• [TASK OBJECTIVE] Reproduce only the lines of the material below that start at the line containing "Clone this chart in Plotly." and stop at the line containing "y_ticks = list(range(0, 100, 10))". Keep both end lines.
***** DATA EXTRACT
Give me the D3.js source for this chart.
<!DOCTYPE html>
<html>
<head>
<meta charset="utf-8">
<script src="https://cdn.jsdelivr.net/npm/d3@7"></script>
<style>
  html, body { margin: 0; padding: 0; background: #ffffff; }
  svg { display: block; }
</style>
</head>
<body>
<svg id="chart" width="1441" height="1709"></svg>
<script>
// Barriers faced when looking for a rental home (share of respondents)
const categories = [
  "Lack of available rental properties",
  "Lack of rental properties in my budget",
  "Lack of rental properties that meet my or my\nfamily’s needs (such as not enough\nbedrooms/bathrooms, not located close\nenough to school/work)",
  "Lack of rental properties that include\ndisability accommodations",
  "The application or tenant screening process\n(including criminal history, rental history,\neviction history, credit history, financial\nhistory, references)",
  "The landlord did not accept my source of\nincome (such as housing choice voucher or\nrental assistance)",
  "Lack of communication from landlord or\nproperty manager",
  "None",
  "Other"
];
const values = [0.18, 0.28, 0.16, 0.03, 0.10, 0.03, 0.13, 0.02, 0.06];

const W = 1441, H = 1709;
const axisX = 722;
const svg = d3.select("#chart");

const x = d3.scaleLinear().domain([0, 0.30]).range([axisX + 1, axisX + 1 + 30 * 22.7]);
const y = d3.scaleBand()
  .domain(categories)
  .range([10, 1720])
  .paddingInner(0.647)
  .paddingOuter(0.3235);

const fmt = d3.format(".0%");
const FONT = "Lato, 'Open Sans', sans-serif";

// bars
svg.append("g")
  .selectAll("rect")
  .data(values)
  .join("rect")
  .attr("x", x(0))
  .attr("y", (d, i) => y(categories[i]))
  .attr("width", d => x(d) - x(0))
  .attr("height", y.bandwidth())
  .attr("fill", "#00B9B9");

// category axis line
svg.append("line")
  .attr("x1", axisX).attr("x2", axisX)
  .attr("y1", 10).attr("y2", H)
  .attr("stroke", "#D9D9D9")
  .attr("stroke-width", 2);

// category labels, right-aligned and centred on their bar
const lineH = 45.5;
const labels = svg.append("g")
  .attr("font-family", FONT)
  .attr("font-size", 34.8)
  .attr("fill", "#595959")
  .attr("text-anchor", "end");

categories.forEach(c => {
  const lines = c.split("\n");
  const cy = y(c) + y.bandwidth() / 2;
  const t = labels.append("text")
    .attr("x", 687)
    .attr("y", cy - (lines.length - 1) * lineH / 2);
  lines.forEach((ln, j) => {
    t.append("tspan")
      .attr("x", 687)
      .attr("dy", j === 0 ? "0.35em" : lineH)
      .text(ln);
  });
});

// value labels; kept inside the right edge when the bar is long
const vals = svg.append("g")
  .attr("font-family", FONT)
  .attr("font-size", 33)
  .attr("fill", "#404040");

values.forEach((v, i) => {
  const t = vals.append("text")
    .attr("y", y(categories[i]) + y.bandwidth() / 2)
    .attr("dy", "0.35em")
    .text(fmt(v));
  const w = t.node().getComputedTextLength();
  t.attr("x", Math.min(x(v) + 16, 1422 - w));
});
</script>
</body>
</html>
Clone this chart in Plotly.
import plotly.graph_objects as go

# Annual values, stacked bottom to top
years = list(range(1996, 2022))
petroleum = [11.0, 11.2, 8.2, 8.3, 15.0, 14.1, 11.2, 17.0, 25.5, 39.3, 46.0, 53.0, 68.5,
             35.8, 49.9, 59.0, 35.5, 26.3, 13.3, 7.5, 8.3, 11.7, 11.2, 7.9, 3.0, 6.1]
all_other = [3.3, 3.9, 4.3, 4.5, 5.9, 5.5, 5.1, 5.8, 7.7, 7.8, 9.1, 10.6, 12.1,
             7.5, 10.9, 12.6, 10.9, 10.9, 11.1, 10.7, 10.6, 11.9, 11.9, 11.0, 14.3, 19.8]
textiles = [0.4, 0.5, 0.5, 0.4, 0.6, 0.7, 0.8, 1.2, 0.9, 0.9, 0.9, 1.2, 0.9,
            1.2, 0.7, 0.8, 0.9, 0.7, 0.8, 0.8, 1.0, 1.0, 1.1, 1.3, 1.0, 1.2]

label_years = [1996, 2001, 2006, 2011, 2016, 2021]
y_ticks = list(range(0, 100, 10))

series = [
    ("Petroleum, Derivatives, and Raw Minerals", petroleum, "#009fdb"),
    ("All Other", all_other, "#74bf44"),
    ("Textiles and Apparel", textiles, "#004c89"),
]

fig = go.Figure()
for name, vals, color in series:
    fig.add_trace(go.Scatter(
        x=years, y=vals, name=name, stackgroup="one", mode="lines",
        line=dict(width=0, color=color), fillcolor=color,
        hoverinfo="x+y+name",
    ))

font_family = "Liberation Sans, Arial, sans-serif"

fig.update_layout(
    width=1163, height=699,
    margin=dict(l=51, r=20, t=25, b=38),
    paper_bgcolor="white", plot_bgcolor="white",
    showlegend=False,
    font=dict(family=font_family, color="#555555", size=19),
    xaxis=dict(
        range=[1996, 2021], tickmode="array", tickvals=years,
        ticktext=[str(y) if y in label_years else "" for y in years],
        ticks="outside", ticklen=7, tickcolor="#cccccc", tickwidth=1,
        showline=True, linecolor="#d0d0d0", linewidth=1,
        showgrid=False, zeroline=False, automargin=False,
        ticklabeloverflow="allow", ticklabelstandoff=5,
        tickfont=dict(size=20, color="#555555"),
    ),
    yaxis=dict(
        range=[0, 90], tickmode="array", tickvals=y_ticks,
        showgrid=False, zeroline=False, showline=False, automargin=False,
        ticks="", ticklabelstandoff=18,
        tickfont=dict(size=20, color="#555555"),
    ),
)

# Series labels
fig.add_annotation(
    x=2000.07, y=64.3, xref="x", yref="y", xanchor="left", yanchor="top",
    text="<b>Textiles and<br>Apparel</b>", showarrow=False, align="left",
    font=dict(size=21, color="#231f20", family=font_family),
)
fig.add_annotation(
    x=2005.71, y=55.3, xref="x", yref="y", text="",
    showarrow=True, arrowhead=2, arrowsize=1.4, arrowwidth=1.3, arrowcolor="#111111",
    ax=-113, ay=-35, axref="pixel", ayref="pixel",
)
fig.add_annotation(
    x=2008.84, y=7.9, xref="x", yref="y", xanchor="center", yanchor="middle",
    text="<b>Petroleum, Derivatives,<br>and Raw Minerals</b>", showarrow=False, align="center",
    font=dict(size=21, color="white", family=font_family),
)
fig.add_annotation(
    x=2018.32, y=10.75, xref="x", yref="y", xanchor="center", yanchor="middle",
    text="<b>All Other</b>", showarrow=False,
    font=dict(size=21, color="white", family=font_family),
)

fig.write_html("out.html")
**********
• [FULL RESPONSE]
Clone this chart in Plotly.
import plotly.graph_objects as go

# Annual values, stacked bottom to top
years = list(range(1996, 2022))
petroleum = [11.0, 11.2, 8.2, 8.3, 15.0, 14.1, 11.2, 17.0, 25.5, 39.3, 46.0, 53.0, 68.5,
             35.8, 49.9, 59.0, 35.5, 26.3, 13.3, 7.5, 8.3, 11.7, 11.2, 7.9, 3.0, 6.1]
all_other = [3.3, 3.9, 4.3, 4.5, 5.9, 5.5, 5.1, 5.8, 7.7, 7.8, 9.1, 10.6, 12.1,
             7.5, 10.9, 12.6, 10.9, 10.9, 11.1, 10.7, 10.6, 11.9, 11.9, 11.0, 14.3, 19.8]
textiles = [0.4, 0.5, 0.5, 0.4, 0.6, 0.7, 0.8, 1.2, 0.9, 0.9, 0.9, 1.2, 0.9,
            1.2, 0.7, 0.8, 0.9, 0.7, 0.8, 0.8, 1.0, 1.0, 1.1, 1.3, 1.0, 1.2]

label_years = [1996, 2001, 2006, 2011, 2016, 2021]
y_ticks = list(range(0, 100, 10))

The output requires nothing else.